When people lived in extended families the grandparent, aunts and uncles etc shared the childcare, old age care, household chores and financial burden. They all lived within close proximity, sometimes in the same house, and sometimes in the same street so were available to help. This is very different to a post modern family, due to the fact that these tend to be very much nuclear families. “This term is used to refer to a unit consisting of spouses and their dependent children. ” (Oxford dictionary of Sociology, John Scott & Gordon Marshall, 211. Now that people generally live in these nuclear families, they have often moved away from where they were brought up either to another part of the country or even to a different country with their work for example and therefore the extended family is no longer available to help them. That is why it has become necessary for other institutions such as child minders, nurseries and old people’s homes to be there as there is no one available locally in the family to help. It’s not that we don’t need the extended family; it’s that they are no longer available in the same way.

Traditional families also seemed to be very much rigid in their context. By that I mean that the father would generally go out to work whilst the mother would stay at home to cook, clean and look after the children with the help of an extended family nearby. This was an acceptable way to live and many people felt happy that their needs were being met through this type of family. Yet as women have become very much more independent people, who do not want to rely on their husbands for financial support, they have been given the opportunity to work through paid providers of not only child minding but house work also.

Without this institution they wouldn’t have been able to participate in the workplace as it was too difficult to juggle both a family life with a career. Women often work nowadays out of financial necessity. The cost of modern mortgages, running a couple of cars, new technology in the home such as computers, satellite TV and the general consumer society, means that one wage is generally not enough in this ‘must have society’.

This can be seen as a very much functional way to live as both your family needs yet your social needs are met. You are given the opportunity to both have a successful career yet have that peaceful and fulfilling family life that so many are desperate for. Years ago people living in extended families worked to put food on the table and had little else in the way of luxuries. Most people rented their homes and very few had cars or new technology in their homes, also there was more of a community spirit with everyone helping each other.

Now we live in an individualistic society were we seem to be in competition with each other and need more money to buy things which our ancestors would have seen as luxuries. Throughout traditional times, there was a very low divorce rate in comparison to today. This can be seen as both good and bad in a variety of different ways. Some would say that the way our families work today are obviously not fulfilling our personal needs in other words, not functional, therefore we feel the need to divorce and find a life which suits us as individuals.

Whereas others would disagree with that and state that the only reason the divorce rate has risen is due to the fact that women have become a lot more independent, therefore they would be able to cope very well on their own, instead of relying solely on their husband for financial support. Throughout traditional times, it was seemed to be frowned upon if you were divorced, meaning that both women and men would stay together just for the sake of not disappointing people, whereas today, so many people are divorced that it is not looked upon as such a bad thing, encouraging people to get out of a relationship if they are not happy.

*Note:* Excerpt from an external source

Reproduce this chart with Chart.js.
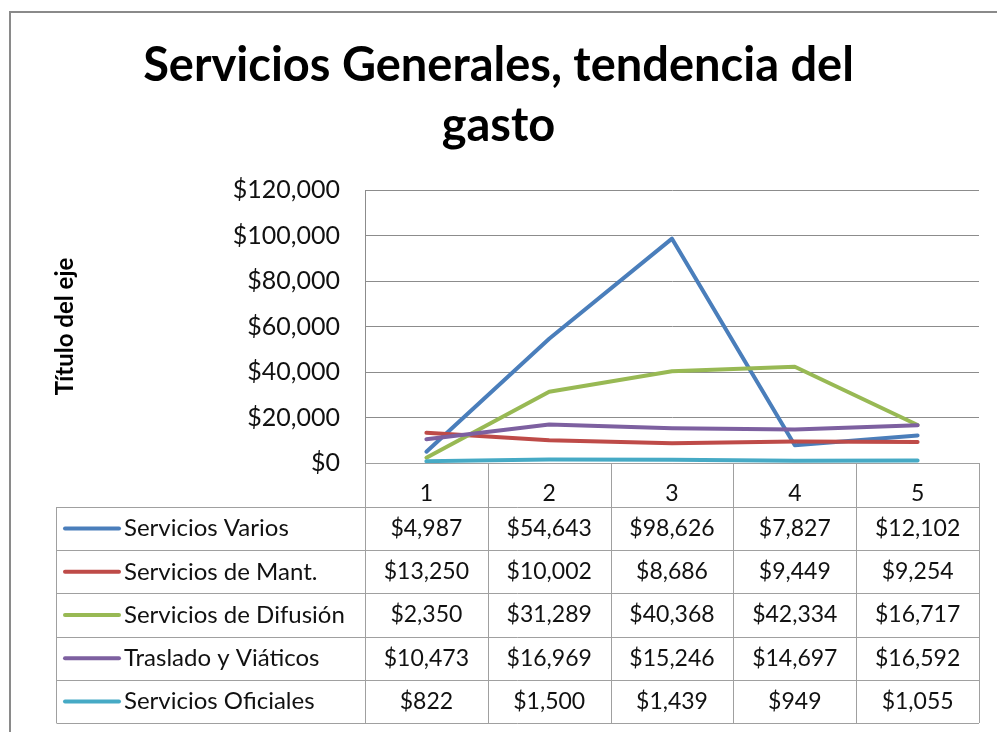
<!DOCTYPE html>
<html>
<head>
<meta charset="utf-8">
<script src="https://cdn.jsdelivr.net/npm/chart.js@4.4.0/dist/chart.umd.min.js"></script>
<style>
  html, body { margin: 0; padding: 0; background: #fff; }
  #wrap { position: relative; width: 997px; height: 732px; }
</style>
</head>
<body>
<div id="wrap"><canvas id="c" width="997" height="732"></canvas></div>
<script>
const categories = ['1', '2', '3', '4', '5'];
const seriesNames = ['Servicios Varios', 'Servicios de Mant.', 'Servicios de Difusión', 'Traslado y Viáticos', 'Servicios Oficiales'];
const serviciosVarios = [4987, 54643, 98626, 7827, 12102];
const serviciosMant = [13250, 10002, 8686, 9449, 9254];
const serviciosDifusion = [2350, 31289, 40368, 42334, 16717];
const trasladoViaticos = [10473, 16969, 15246, 14697, 16592];
const serviciosOficiales = [822, 1500, 1439, 949, 1055];
const seriesColors = ['#4A7EBB', '#BE4B48', '#98B954', '#7D60A0', '#46AAC5'];
const yTicks = [0, 20000, 40000, 60000, 80000, 100000, 120000];

const seriesValues = [serviciosVarios, serviciosMant, serviciosDifusion, trasladoViaticos, serviciosOficiales];
const FONT = 'Lato, "Open Sans", sans-serif';
const money = v => '$' + Number(v).toLocaleString('en-US');

const tablePlugin = {
  id: 'dataTable',
  beforeDraw(chart) {
    const ctx = chart.ctx;
    ctx.save();
    ctx.strokeStyle = '#8a8a8a';
    ctx.lineWidth = 2;
    ctx.strokeRect(10, 12, 1000, 800);
    ctx.restore();
  },
  afterDraw(chart) {
    const ctx = chart.ctx;
    const x = chart.scales.x;
    const area = chart.chartArea;
    const headTop = x.top;
    const headBottom = x.bottom;
    const rowH = 43.2;
    const tableLeft = 56.5;
    const n = seriesNames.length;
    const tableBottom = headBottom + rowH * n;
    const step = (area.right - area.left) / categories.length;
    ctx.save();
    ctx.strokeStyle = '#a0a0a0';
    ctx.lineWidth = 1;
    ctx.beginPath();
    for (let i = 0; i <= categories.length; i++) {
      const px = Math.round(area.left + i * step) + 0.5;
      ctx.moveTo(px, headTop);
      ctx.lineTo(px, tableBottom);
    }
    ctx.moveTo(tableLeft, headBottom);
    ctx.lineTo(tableLeft, tableBottom);
    for (let r = 0; r <= n; r++) {
      const py = Math.round(headBottom + r * rowH) + 0.5;
      ctx.moveTo(tableLeft, py);
      ctx.lineTo(area.right, py);
    }
    ctx.stroke();

    ctx.textBaseline = 'middle';
    for (let r = 0; r < n; r++) {
      const cy = headBottom + (r + 0.5) * rowH;
      ctx.strokeStyle = seriesColors[r];
      ctx.lineWidth = 4;
      ctx.lineCap = 'round';
      ctx.beginPath();
      ctx.moveTo(65, cy);
      ctx.lineTo(119, cy);
      ctx.stroke();
      ctx.fillStyle = '#111';
      ctx.textAlign = 'left';
      ctx.font = '24px ' + FONT;
      ctx.fillText(seriesNames[r], 124, cy);
      ctx.textAlign = 'center';
      ctx.font = '23px ' + FONT;
      seriesValues[r].forEach((v, i) => {
        ctx.fillText(money(v), x.getPixelForValue(i), cy);
      });
    }
    ctx.restore();
  }
};

const datasets = seriesNames.map((name, i) => ({
  label: name,
  data: seriesValues[i],
  borderColor: seriesColors[i],
  backgroundColor: seriesColors[i],
  borderWidth: 4,
  pointRadius: 0,
  pointHoverRadius: 0,
  tension: 0,
  borderCapStyle: 'round',
  borderJoinStyle: 'round',
  order: seriesNames.length - i
}));

new Chart(document.getElementById('c'), {
  type: 'line',
  data: { labels: categories, datasets },
  options: {
    responsive: false,
    animation: false,
    layout: { padding: { left: 18, right: 18, top: 0, bottom: 225 } },
    plugins: {
      legend: { display: false },
      tooltip: { enabled: false },
      title: {
        display: true,
        text: ['Servicios Generales, tendencia del', 'gasto'],
        color: '#000',
        font: { family: FONT, size: 47, weight: 'bold', lineHeight: 1.277 },
        padding: { top: 36, bottom: 34 }
      }
    },
    scales: {
      x: {
        offset: true,
        grid: { display: false, offset: true },
        border: { display: true, color: '#a0a0a0' },
        ticks: { color: '#111', font: { family: FONT, size: 23 }, padding: 9 },
        afterFit(s) { s.height = 44; }
      },
      y: {
        min: 0,
        max: 120000,
        afterBuildTicks(s) { s.ticks = yTicks.map(v => ({ value: v })); },
        grid: { color: '#8c8c8c', lineWidth: 1, drawTicks: false },
        border: { display: true, color: '#8c8c8c' },
        ticks: { color: '#111', font: { family: FONT, size: 25 }, padding: 25, callback: v => money(v) },
        title: {
          display: true,
          text: 'Título del eje',
          color: '#000',
          font: { family: FONT, size: 24, weight: 'bold', lineHeight: 1.2 },
          padding: { top: 33, bottom: 0 }
        },
        afterFit(s) { s.width = 347; }
      }
    }
  },
  plugins: [tablePlugin]
});
</script>
</body>
</html>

Now a days we communicate in a different way, for example by email and telephone or through a text message when we want to keep in touch, therefore it isn’t as necessary to see out extended families as much. In the past people communicated face to face and had to see each other more. Also this new technology affects the amount of communication that goes on in our homes as well as outside of them. Parents often sit and watch TV instead of talking to eachother or their children, and children often spend hours on their computers instead of interacting with the family.

This lack of interaction can often lead to divorce or a family breakdown. Through identifying the main differences, without looking any deeper or developing any further, the post modern family appears functional, as it meets the needs of the society in which it exists in. Yet many would disagree with this, stating that firstly, not all families which exist in post modern times are nuclear families, yet they still work and the members of those families are happy as their needs are met. A good example of this is in Asian families.

Three-quarters of Pakistani and Bangladeshi households have an average of five members, and three-fifths of Indian households have an average of four members. (Skellington, 1996: 62, 49) Suggesting that there is a value amongst these people that puts family before their own self-interest. Secondly, women are now able to work due to the fact that there are a range of institutions to help out. This would seem to be functional, as they are able to spend time with their children as well as progressing in a career. Yet, there have been many sociological debates as to whether this is a functional way to live.

For many post modern families there is dual socialisation between the family and the child minder, this means that at a very young age children have to keep making continuous adjustments between both societies. A family is suppose to be a stable unit, whereas a public institution develops social behaviour. Some children do not benefit from this type of socialisation because it is difficult to adjust to either situation upon a daily basis. A young child may be unable to form the necessary communication link between the two environments.

Also responsibilities are different between households, and child day care centres, leaving the child confused and divided, therefore neither will provide the necessary and crucial aspects of child life. And finally, the divorce rate is a major aspect of post modern families, suggesting that they are not functional. If the nuclear family of this post modern world, was fulfilling everyone’s needs, then the divorce rate would not exists or if so, be very low. Although this would suggest that the post modern family is not functional, this leads us to ask the question, was the family ever functional?

Although we can look back in time and suggest that the extended family suited the society it was in, there will always be other ways of looking at things, and providing such evidence to state that the family was not functional. To add to this, many people would view this term ‘functionality’ in a range of different ways and what may be seen as functional to one person, may not be seen as functional to another. Although there are many differences between traditional families in comparison to post modern families, both in most cases seem to be functional at the time in which they were present.

It is difficult to say that one is more functional than the other because although specific factors have changed, so has the developing society which surrounds it. Traditional families helped many cope with the way society was at that time and therefore seem functional because of that, yet if you were to place a traditional family, that being an extended family into a post modern world, it would be difficult for them to succeed in a way that other post modern families do so.

In some cases it becomes apparent that although the term ‘family’ is ever changing, it adapts to suit the society in which it exists in. Therefore, an extended family is functional of the way society worked in traditional times, and a nuclear family is functional due to the fact that it exists in post modern times, meaning that a nuclear family is the type of family needed for the way in which we live our lives in this day and age. Therefore it is difficult for one to say that one is more functional than the other.